Copy out the data below as written; omit any images.

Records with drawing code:
* BEGIN *
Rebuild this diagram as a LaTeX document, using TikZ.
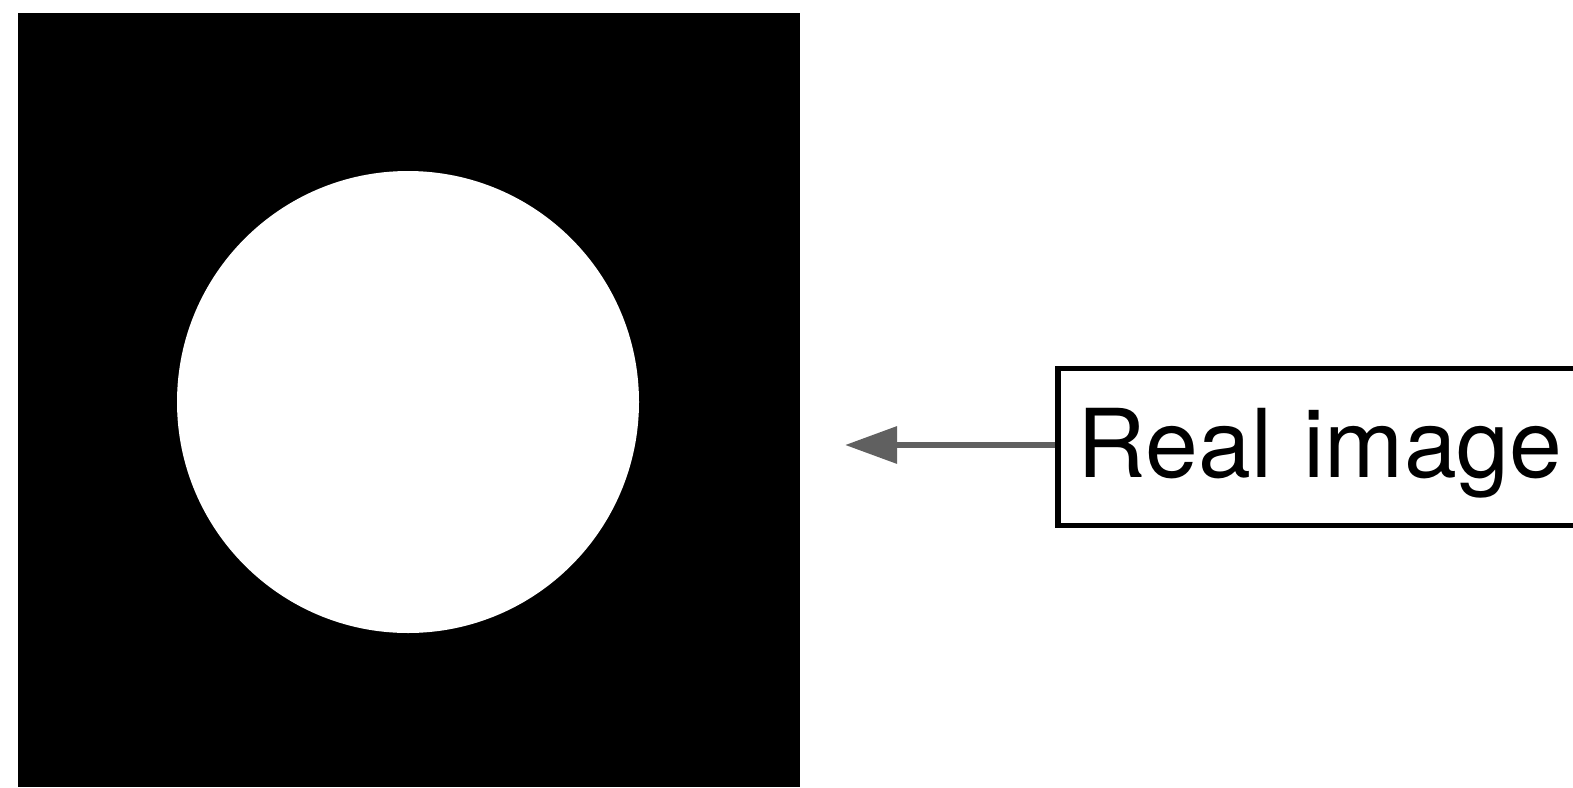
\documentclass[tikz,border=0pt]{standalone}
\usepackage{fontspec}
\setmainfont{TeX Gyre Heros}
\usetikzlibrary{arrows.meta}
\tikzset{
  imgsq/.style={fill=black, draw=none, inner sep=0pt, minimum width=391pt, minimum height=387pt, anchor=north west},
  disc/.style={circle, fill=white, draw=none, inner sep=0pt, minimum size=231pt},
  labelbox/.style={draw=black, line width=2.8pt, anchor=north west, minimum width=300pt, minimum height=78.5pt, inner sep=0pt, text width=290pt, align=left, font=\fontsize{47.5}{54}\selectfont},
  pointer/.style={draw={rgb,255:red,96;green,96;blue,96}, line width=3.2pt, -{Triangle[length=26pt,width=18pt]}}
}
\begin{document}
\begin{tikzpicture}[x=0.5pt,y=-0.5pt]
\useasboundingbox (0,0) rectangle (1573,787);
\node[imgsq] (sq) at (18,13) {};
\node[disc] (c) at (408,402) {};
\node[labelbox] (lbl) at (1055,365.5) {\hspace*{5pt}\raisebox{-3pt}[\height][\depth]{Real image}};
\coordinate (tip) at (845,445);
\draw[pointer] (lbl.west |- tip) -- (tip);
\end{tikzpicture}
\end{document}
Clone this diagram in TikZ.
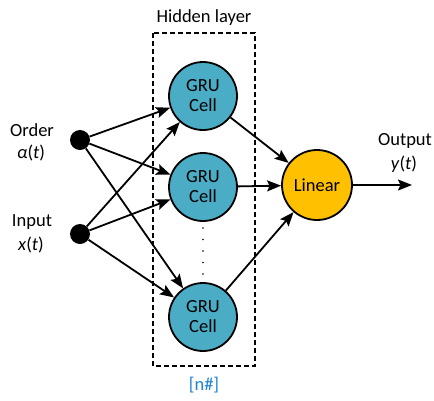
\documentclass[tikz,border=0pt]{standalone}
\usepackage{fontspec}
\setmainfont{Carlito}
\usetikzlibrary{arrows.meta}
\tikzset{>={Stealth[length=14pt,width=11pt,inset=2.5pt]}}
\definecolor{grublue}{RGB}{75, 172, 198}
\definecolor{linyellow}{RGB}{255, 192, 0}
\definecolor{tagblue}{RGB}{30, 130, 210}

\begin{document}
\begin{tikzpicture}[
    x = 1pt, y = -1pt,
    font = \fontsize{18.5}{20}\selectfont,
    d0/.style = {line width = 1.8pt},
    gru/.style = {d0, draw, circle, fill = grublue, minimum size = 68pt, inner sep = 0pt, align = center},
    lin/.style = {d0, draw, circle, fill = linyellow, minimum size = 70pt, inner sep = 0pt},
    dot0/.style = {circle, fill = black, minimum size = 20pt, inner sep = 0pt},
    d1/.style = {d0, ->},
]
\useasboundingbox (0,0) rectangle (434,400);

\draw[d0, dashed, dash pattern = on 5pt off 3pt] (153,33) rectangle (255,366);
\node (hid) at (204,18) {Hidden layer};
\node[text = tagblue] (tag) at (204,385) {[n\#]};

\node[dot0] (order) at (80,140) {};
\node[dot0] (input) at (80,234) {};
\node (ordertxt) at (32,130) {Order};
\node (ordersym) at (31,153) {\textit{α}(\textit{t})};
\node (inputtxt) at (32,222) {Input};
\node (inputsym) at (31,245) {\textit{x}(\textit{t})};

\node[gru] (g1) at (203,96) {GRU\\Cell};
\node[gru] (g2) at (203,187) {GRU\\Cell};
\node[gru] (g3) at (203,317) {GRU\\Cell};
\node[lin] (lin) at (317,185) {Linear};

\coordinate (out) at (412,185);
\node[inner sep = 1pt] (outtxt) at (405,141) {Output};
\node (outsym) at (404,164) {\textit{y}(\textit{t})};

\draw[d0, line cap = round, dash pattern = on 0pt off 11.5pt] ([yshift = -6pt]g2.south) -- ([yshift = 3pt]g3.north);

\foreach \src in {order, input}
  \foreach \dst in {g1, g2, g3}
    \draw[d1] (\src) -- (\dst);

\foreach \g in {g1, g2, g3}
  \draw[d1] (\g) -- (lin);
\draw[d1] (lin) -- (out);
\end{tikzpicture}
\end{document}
* END *
- _Result_
Rebuild this diagram as a LaTeX document, using TikZ.
\documentclass[tikz,border=0pt]{standalone}
\usepackage{fontspec}
\setmainfont{TeX Gyre Heros}
\usetikzlibrary{arrows.meta}
\tikzset{
  imgsq/.style={fill=black, draw=none, inner sep=0pt, minimum width=391pt, minimum height=387pt, anchor=north west},
  disc/.style={circle, fill=white, draw=none, inner sep=0pt, minimum size=231pt},
  labelbox/.style={draw=black, line width=2.8pt, anchor=north west, minimum width=300pt, minimum height=78.5pt, inner sep=0pt, text width=290pt, align=left, font=\fontsize{47.5}{54}\selectfont},
  pointer/.style={draw={rgb,255:red,96;green,96;blue,96}, line width=3.2pt, -{Triangle[length=26pt,width=18pt]}}
}
\begin{document}
\begin{tikzpicture}[x=0.5pt,y=-0.5pt]
\useasboundingbox (0,0) rectangle (1573,787);
\node[imgsq] (sq) at (18,13) {};
\node[disc] (c) at (408,402) {};
\node[labelbox] (lbl) at (1055,365.5) {\hspace*{5pt}\raisebox{-3pt}[\height][\depth]{Real image}};
\coordinate (tip) at (845,445);
\draw[pointer] (lbl.west |- tip) -- (tip);
\end{tikzpicture}
\end{document}
Clone this diagram in TikZ.
\documentclass[tikz,border=0pt]{standalone}
\usepackage{fontspec}
\setmainfont{Carlito}
\usetikzlibrary{arrows.meta}
\tikzset{>={Stealth[length=14pt,width=11pt,inset=2.5pt]}}
\definecolor{grublue}{RGB}{75, 172, 198}
\definecolor{linyellow}{RGB}{255, 192, 0}
\definecolor{tagblue}{RGB}{30, 130, 210}

\begin{document}
\begin{tikzpicture}[
    x = 1pt, y = -1pt,
    font = \fontsize{18.5}{20}\selectfont,
    d0/.style = {line width = 1.8pt},
    gru/.style = {d0, draw, circle, fill = grublue, minimum size = 68pt, inner sep = 0pt, align = center},
    lin/.style = {d0, draw, circle, fill = linyellow, minimum size = 70pt, inner sep = 0pt},
    dot0/.style = {circle, fill = black, minimum size = 20pt, inner sep = 0pt},
    d1/.style = {d0, ->},
]
\useasboundingbox (0,0) rectangle (434,400);

\draw[d0, dashed, dash pattern = on 5pt off 3pt] (153,33) rectangle (255,366);
\node (hid) at (204,18) {Hidden layer};
\node[text = tagblue] (tag) at (204,385) {[n\#]};

\node[dot0] (order) at (80,140) {};
\node[dot0] (input) at (80,234) {};
\node (ordertxt) at (32,130) {Order};
\node (ordersym) at (31,153) {\textit{α}(\textit{t})};
\node (inputtxt) at (32,222) {Input};
\node (inputsym) at (31,245) {\textit{x}(\textit{t})};

\node[gru] (g1) at (203,96) {GRU\\Cell};
\node[gru] (g2) at (203,187) {GRU\\Cell};
\node[gru] (g3) at (203,317) {GRU\\Cell};
\node[lin] (lin) at (317,185) {Linear};

\coordinate (out) at (412,185);
\node[inner sep = 1pt] (outtxt) at (405,141) {Output};
\node (outsym) at (404,164) {\textit{y}(\textit{t})};

\draw[d0, line cap = round, dash pattern = on 0pt off 11.5pt] ([yshift = -6pt]g2.south) -- ([yshift = 3pt]g3.north);

\foreach \src in {order, input}
  \foreach \dst in {g1, g2, g3}
    \draw[d1] (\src) -- (\dst);

\foreach \g in {g1, g2, g3}
  \draw[d1] (\g) -- (lin);
\draw[d1] (lin) -- (out);
\end{tikzpicture}
\end{document}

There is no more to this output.